| Given instruction |
Pictures within the data are to be left out; everything else must be reproduced exactly.

[Begin Source material]

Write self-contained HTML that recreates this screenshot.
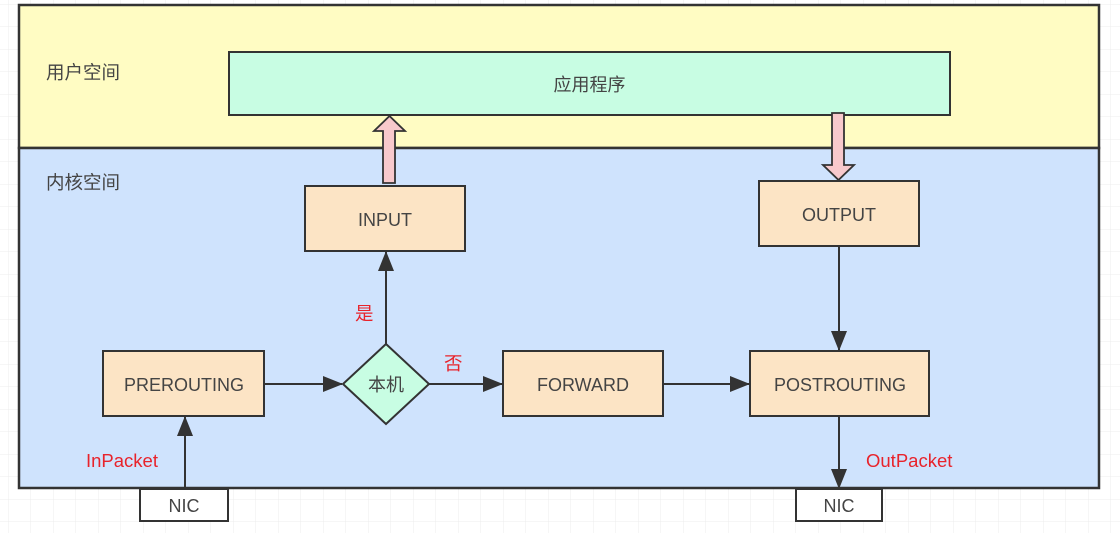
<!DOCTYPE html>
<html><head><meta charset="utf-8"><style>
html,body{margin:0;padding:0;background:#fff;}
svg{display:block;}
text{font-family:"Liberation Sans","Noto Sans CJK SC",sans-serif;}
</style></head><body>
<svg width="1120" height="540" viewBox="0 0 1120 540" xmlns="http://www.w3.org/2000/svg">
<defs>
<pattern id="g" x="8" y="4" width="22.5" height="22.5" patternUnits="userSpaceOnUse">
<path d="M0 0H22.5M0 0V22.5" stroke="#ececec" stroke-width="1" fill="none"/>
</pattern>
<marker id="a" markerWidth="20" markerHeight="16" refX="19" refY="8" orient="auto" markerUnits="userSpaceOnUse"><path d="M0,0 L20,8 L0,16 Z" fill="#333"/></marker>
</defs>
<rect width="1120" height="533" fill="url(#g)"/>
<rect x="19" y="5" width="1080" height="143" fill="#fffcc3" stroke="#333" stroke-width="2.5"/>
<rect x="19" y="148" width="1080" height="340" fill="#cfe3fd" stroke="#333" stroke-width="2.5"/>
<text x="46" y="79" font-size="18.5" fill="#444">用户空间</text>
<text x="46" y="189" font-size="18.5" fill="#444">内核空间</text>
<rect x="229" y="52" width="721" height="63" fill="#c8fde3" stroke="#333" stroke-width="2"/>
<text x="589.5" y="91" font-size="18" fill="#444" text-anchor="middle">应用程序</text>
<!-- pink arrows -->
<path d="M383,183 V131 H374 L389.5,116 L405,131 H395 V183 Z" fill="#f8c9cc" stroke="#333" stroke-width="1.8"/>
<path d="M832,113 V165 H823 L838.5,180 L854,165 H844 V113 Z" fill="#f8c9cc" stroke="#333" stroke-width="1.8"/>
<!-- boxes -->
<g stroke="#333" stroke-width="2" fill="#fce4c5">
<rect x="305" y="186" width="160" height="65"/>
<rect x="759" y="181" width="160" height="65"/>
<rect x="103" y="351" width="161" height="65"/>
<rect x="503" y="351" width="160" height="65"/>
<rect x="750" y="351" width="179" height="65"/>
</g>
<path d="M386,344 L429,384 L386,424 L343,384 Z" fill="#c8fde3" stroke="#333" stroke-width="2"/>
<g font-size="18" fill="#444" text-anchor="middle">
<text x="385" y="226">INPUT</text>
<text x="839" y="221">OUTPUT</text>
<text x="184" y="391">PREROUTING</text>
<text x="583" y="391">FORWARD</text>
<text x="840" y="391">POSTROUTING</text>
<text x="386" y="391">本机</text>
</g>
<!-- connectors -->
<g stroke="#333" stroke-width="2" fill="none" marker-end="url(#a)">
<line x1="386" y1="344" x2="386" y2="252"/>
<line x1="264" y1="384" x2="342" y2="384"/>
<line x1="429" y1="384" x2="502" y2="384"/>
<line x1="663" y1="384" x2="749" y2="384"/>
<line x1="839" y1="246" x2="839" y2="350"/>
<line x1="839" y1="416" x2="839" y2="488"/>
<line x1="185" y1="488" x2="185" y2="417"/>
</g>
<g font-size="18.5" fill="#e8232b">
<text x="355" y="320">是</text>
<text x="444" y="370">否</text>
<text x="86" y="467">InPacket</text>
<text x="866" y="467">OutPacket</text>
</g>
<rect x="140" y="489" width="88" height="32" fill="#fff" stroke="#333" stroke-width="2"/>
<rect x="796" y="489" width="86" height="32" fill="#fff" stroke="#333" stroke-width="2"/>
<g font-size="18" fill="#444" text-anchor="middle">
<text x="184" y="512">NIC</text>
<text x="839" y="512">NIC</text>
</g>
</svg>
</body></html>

[End Source material]

| Answer for this exercise |
Write self-contained HTML that recreates this screenshot.
<!DOCTYPE html>
<html><head><meta charset="utf-8"><style>
html,body{margin:0;padding:0;background:#fff;}
svg{display:block;}
text{font-family:"Liberation Sans","Noto Sans CJK SC",sans-serif;}
</style></head><body>
<svg width="1120" height="540" viewBox="0 0 1120 540" xmlns="http://www.w3.org/2000/svg">
<defs>
<pattern id="g" x="8" y="4" width="22.5" height="22.5" patternUnits="userSpaceOnUse">
<path d="M0 0H22.5M0 0V22.5" stroke="#ececec" stroke-width="1" fill="none"/>
</pattern>
<marker id="a" markerWidth="20" markerHeight="16" refX="19" refY="8" orient="auto" markerUnits="userSpaceOnUse"><path d="M0,0 L20,8 L0,16 Z" fill="#333"/></marker>
</defs>
<rect width="1120" height="533" fill="url(#g)"/>
<rect x="19" y="5" width="1080" height="143" fill="#fffcc3" stroke="#333" stroke-width="2.5"/>
<rect x="19" y="148" width="1080" height="340" fill="#cfe3fd" stroke="#333" stroke-width="2.5"/>
<text x="46" y="79" font-size="18.5" fill="#444">用户空间</text>
<text x="46" y="189" font-size="18.5" fill="#444">内核空间</text>
<rect x="229" y="52" width="721" height="63" fill="#c8fde3" stroke="#333" stroke-width="2"/>
<text x="589.5" y="91" font-size="18" fill="#444" text-anchor="middle">应用程序</text>
<!-- pink arrows -->
<path d="M383,183 V131 H374 L389.5,116 L405,131 H395 V183 Z" fill="#f8c9cc" stroke="#333" stroke-width="1.8"/>
<path d="M832,113 V165 H823 L838.5,180 L854,165 H844 V113 Z" fill="#f8c9cc" stroke="#333" stroke-width="1.8"/>
<!-- boxes -->
<g stroke="#333" stroke-width="2" fill="#fce4c5">
<rect x="305" y="186" width="160" height="65"/>
<rect x="759" y="181" width="160" height="65"/>
<rect x="103" y="351" width="161" height="65"/>
<rect x="503" y="351" width="160" height="65"/>
<rect x="750" y="351" width="179" height="65"/>
</g>
<path d="M386,344 L429,384 L386,424 L343,384 Z" fill="#c8fde3" stroke="#333" stroke-width="2"/>
<g font-size="18" fill="#444" text-anchor="middle">
<text x="385" y="226">INPUT</text>
<text x="839" y="221">OUTPUT</text>
<text x="184" y="391">PREROUTING</text>
<text x="583" y="391">FORWARD</text>
<text x="840" y="391">POSTROUTING</text>
<text x="386" y="391">本机</text>
</g>
<!-- connectors -->
<g stroke="#333" stroke-width="2" fill="none" marker-end="url(#a)">
<line x1="386" y1="344" x2="386" y2="252"/>
<line x1="264" y1="384" x2="342" y2="384"/>
<line x1="429" y1="384" x2="502" y2="384"/>
<line x1="663" y1="384" x2="749" y2="384"/>
<line x1="839" y1="246" x2="839" y2="350"/>
<line x1="839" y1="416" x2="839" y2="488"/>
<line x1="185" y1="488" x2="185" y2="417"/>
</g>
<g font-size="18.5" fill="#e8232b">
<text x="355" y="320">是</text>
<text x="444" y="370">否</text>
<text x="86" y="467">InPacket</text>
<text x="866" y="467">OutPacket</text>
</g>
<rect x="140" y="489" width="88" height="32" fill="#fff" stroke="#333" stroke-width="2"/>
<rect x="796" y="489" width="86" height="32" fill="#fff" stroke="#333" stroke-width="2"/>
<g font-size="18" fill="#444" text-anchor="middle">
<text x="184" y="512">NIC</text>
<text x="839" y="512">NIC</text>
</g>
</svg>
</body></html>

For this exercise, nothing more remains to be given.